Transcribe each line exactly.

----------

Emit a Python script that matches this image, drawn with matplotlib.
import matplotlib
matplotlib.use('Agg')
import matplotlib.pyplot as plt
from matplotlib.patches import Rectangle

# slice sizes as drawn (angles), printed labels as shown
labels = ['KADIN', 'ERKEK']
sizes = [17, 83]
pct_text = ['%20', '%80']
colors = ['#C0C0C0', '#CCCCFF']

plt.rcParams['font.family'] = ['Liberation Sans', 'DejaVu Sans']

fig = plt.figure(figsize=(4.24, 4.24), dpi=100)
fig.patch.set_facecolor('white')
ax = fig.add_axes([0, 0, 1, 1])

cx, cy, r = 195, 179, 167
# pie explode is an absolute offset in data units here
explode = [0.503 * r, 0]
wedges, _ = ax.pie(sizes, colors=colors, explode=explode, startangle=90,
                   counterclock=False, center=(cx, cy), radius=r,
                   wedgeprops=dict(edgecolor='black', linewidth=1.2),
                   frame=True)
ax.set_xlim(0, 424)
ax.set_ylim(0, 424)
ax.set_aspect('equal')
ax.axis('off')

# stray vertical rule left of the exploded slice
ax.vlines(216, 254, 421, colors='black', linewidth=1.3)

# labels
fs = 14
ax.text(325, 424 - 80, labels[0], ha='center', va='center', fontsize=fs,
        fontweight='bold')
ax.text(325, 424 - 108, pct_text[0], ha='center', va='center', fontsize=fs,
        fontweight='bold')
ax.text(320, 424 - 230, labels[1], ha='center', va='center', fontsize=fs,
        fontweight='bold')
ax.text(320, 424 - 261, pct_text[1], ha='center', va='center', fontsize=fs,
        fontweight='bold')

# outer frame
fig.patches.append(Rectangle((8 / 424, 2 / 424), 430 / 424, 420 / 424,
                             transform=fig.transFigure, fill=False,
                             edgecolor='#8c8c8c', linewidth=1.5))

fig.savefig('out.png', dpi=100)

----------

— Worked answer —
Emit a Python script that matches this image, drawn with matplotlib.
import matplotlib
matplotlib.use('Agg')
import matplotlib.pyplot as plt
from matplotlib.patches import Rectangle

# slice sizes as drawn (angles), printed labels as shown
labels = ['KADIN', 'ERKEK']
sizes = [17, 83]
pct_text = ['%20', '%80']
colors = ['#C0C0C0', '#CCCCFF']

plt.rcParams['font.family'] = ['Liberation Sans', 'DejaVu Sans']

fig = plt.figure(figsize=(4.24, 4.24), dpi=100)
fig.patch.set_facecolor('white')
ax = fig.add_axes([0, 0, 1, 1])

cx, cy, r = 195, 179, 167
# pie explode is an absolute offset in data units here
explode = [0.503 * r, 0]
wedges, _ = ax.pie(sizes, colors=colors, explode=explode, startangle=90,
                   counterclock=False, center=(cx, cy), radius=r,
                   wedgeprops=dict(edgecolor='black', linewidth=1.2),
                   frame=True)
ax.set_xlim(0, 424)
ax.set_ylim(0, 424)
ax.set_aspect('equal')
ax.axis('off')

# stray vertical rule left of the exploded slice
ax.vlines(216, 254, 421, colors='black', linewidth=1.3)

# labels
fs = 14
ax.text(325, 424 - 80, labels[0], ha='center', va='center', fontsize=fs,
        fontweight='bold')
ax.text(325, 424 - 108, pct_text[0], ha='center', va='center', fontsize=fs,
        fontweight='bold')
ax.text(320, 424 - 230, labels[1], ha='center', va='center', fontsize=fs,
        fontweight='bold')
ax.text(320, 424 - 261, pct_text[1], ha='center', va='center', fontsize=fs,
        fontweight='bold')

# outer frame
fig.patches.append(Rectangle((8 / 424, 2 / 424), 430 / 424, 420 / 424,
                             transform=fig.transFigure, fill=False,
                             edgecolor='#8c8c8c', linewidth=1.5))

fig.savefig('out.png', dpi=100)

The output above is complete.